Executives lay out corporate strategy and middle managers diffuse this into their teams. Often though, something gets lost in translation and teams end up “working” without a clear understanding of the driving purpose behind their work. I think this happens when the distance between what you’re doing day to day and the outcome of that work are too far apart.
For example, engineering might be working on a new product feature to support an upcoming sales deal. Sales deals can take a while and the impact of the new feature is likely to lag by months: sales needs to close the deal, the customer needs to implement the product, and then after that they hopefully see the impact of the new feature engineering delivered.
This feedback loop is too long. Can you imagine hustling for a month or two only to find out months later (or never) that your work mattered? In many cases, engineering ships the feature and moves on and never sees the impact of their work.
Ideally, engineering would work more closely with the customer during feature development and implementation. Seeing customer problems in action can be really motivating!
Often though, timelines aren’t ideal and there’s externalities we can’t control (like the timeline for a customer to purchase and implement new software). Instead, we can lean on internal marketing to bridge the motivation gap.
Internal marketing efforts can be anything from storytelling at an All Hands presentation to organized user research that deeply describes a customer pain-points. Too often though, internal marketing focuses on what executives want to see like revenue, costs, margins, or other bland business metrics.

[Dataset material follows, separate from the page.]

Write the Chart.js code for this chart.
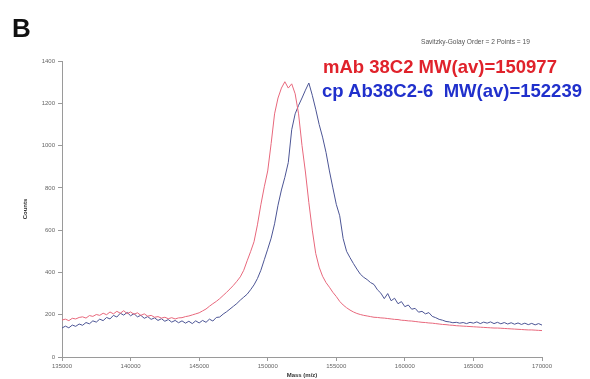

These are okay, but they don’t tell a convincing story to most employees.
Instead, internal marketing should make an impassioned case for the company’s existence and the purpose of the company as it relates to solving customer problems. And most importantly, this is a time for storytelling. Customer quotes, videos, visualizations all help. A slide deck or similar format can help you bring people along.
Lastly, don’t expect everyone to give their life to their job but expect them to understand why their work matters. This starts with you though—iterate on how to effectively communicate why your work matters. Don’t let large swathes of the company drift until the next regularly scheduled reorgs happens.
One of my favorite business quips: executives love to reorg like engineers love to refactor. If you only do internal marketing when you reorg, you’re doing it wrong.